The virus is largely preventable thanks to vaccines, but many cannot access testing due to geographic, financial, or other reasons.
Now, a new initiative is aiming to raise awareness and improve accessibility to testing. Here, Diane Harper, M.D., M.P.H. M.S., discusses the initiative and the importance of screening for HPV.
What is the Last Mile Initiative?
The Last Mile Initiative is a partnership through the National Cancer Institutes to assess effectiveness of self-collection based HPV testing for cervical cancer.

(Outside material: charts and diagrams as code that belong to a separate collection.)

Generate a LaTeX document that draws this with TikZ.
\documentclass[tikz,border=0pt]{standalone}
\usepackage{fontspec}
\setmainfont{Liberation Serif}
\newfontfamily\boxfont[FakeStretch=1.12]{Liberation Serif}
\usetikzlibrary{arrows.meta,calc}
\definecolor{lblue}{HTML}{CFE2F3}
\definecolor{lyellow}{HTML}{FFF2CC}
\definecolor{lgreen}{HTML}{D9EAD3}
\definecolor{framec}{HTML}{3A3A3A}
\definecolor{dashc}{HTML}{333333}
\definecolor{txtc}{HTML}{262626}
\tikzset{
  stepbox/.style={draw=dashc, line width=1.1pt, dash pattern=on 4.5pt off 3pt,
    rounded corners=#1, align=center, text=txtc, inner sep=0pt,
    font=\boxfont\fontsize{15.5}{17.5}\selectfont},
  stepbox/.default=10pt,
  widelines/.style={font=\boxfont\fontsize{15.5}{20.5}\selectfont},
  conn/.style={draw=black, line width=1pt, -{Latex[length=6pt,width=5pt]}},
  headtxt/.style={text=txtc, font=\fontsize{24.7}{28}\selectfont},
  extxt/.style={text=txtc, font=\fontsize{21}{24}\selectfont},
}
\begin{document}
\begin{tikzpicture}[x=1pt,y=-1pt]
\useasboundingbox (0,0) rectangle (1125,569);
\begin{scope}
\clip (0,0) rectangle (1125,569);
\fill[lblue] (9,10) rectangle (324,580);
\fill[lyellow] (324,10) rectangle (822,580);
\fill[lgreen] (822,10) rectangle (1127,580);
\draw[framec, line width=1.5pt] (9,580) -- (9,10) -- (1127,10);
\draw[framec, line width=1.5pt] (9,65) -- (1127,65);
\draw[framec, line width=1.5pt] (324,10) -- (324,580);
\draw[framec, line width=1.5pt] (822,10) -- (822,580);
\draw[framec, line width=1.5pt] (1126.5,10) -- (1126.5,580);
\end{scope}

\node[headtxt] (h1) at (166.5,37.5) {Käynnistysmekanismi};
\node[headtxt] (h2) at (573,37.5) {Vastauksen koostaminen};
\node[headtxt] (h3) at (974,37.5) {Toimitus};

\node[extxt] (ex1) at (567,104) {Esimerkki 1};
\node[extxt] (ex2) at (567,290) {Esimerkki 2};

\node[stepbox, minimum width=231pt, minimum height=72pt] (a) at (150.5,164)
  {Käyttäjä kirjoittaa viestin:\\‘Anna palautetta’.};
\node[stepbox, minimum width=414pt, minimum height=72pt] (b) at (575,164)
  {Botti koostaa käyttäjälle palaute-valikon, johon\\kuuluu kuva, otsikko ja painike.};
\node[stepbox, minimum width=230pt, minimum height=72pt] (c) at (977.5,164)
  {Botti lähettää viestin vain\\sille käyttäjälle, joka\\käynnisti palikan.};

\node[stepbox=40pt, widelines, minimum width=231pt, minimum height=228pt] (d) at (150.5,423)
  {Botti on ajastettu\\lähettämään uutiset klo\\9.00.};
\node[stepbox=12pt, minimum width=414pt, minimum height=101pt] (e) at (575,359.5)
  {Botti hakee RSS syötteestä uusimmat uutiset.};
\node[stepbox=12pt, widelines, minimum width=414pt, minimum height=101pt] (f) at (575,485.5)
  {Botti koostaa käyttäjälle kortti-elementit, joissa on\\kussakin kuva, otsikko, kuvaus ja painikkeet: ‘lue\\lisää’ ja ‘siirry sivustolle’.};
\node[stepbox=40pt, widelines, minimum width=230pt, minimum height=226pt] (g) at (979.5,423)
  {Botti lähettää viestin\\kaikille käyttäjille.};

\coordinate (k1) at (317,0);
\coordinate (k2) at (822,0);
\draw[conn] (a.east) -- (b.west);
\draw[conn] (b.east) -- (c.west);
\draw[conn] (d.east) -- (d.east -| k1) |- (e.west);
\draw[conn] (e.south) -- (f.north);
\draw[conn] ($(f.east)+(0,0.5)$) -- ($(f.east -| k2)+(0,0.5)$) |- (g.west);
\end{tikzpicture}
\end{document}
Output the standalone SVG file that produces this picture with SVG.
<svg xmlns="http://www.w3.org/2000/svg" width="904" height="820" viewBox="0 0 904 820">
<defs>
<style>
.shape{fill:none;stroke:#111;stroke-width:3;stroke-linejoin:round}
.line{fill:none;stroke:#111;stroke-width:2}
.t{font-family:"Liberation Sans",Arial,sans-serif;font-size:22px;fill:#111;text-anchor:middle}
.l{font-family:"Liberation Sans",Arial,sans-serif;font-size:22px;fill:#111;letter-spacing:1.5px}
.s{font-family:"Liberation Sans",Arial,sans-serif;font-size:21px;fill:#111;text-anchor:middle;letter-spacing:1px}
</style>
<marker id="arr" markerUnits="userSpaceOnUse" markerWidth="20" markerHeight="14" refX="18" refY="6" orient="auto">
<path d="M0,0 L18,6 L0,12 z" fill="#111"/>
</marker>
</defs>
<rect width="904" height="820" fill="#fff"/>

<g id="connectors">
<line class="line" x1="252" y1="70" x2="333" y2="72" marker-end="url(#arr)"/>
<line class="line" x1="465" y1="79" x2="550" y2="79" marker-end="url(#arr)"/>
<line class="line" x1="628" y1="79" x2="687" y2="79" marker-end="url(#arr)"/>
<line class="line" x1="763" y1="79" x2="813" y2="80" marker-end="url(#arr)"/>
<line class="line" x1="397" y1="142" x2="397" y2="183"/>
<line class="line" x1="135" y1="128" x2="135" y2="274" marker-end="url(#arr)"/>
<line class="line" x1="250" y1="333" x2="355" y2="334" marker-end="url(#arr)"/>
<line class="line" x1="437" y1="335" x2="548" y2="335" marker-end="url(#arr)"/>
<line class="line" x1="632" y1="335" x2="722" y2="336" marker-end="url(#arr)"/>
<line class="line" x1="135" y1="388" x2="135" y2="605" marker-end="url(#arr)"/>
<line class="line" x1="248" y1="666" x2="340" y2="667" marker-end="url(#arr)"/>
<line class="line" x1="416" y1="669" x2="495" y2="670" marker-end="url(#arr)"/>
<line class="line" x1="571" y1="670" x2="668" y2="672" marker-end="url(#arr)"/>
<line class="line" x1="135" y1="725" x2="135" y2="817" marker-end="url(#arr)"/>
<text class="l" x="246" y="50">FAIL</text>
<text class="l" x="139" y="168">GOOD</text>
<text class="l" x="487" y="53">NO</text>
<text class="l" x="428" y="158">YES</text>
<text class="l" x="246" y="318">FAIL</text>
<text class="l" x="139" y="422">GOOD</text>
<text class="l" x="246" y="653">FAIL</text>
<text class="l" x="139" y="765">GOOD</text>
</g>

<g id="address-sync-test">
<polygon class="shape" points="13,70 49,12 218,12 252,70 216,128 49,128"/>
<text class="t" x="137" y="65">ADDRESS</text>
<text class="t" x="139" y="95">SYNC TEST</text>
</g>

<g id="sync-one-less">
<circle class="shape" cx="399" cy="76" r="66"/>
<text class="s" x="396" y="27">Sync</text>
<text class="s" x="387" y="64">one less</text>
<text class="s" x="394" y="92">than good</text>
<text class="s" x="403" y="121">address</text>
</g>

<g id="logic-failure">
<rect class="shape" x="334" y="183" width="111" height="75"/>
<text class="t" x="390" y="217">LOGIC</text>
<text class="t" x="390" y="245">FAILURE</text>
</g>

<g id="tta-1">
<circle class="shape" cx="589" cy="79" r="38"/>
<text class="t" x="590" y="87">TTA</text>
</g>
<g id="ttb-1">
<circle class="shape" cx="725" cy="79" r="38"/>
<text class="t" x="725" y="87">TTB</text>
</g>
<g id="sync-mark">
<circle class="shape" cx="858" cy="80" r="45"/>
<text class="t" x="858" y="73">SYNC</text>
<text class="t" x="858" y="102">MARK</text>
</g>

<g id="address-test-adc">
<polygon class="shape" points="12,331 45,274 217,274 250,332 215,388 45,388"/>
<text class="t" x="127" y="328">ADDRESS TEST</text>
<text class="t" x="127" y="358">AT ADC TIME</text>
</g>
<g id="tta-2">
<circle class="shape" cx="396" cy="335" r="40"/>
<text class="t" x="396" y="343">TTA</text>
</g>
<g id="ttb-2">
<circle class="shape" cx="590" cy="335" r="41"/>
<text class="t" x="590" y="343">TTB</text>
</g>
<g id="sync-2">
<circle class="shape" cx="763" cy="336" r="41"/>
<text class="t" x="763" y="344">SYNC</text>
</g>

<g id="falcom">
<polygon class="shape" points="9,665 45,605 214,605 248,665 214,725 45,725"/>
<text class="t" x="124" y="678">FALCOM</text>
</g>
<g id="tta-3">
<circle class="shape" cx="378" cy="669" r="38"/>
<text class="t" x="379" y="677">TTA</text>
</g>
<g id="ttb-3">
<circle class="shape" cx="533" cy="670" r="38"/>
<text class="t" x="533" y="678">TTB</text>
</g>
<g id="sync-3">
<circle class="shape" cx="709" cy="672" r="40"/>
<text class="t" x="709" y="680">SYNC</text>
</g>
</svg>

A nationwide trial – called SHIP, short for Self-collection for HPV testing to Improve Cervical Cancer Prevention – is the main tool to assess the change in screening.
What’s the goal of SHIP?
The SHIP Trial will provide an independent platform to evaluate the usability, acceptability, and accuracy of multiple self-collection device-assay combinations for the detection of cancer-causing types of HPV.
Why is this HPV initiative important?
Fifty percent of women diagnosed with cervical cancer are not detected by screening. Over half of the cancers occur because women do not screen.
If we had something feasible, pleasant, useable, and empowering for women, they might screen and the cancer could be detected at the pre-cancer stages.
How does this HPV initiative support accessibility in testing?
There’s significant potential to address a persistent cancer health disparity by expanding cervical cancer screening access to those individuals who are never screened or under-screened due to lack of health care access, cultural concerns, or other health inequalities.
What should patients know about HPV self-testing?
Cervical cancer screening is HPV directed and HPV can be detected through self sampling equally as through a speculum based exam, and it’s just as accurate.
There’s no reason for a woman without any symptoms to have a speculum exam for her cervical cancer screening.
Cervical cancer is all about HPV, HPV vaccination helps prevent some cancers, HPV testing detects infection and early changes and cancers.
HPV is in the skin – no in the semen, or fluids – so it starts in the outside skin to skin contact, and spreads through the vaginal skin to the cervical skin… so sampling the vaginal skin directly or having a urine wash of the vaginal and vulvar skin provides the same dead cells that contain the HPV as the speculum based sampling.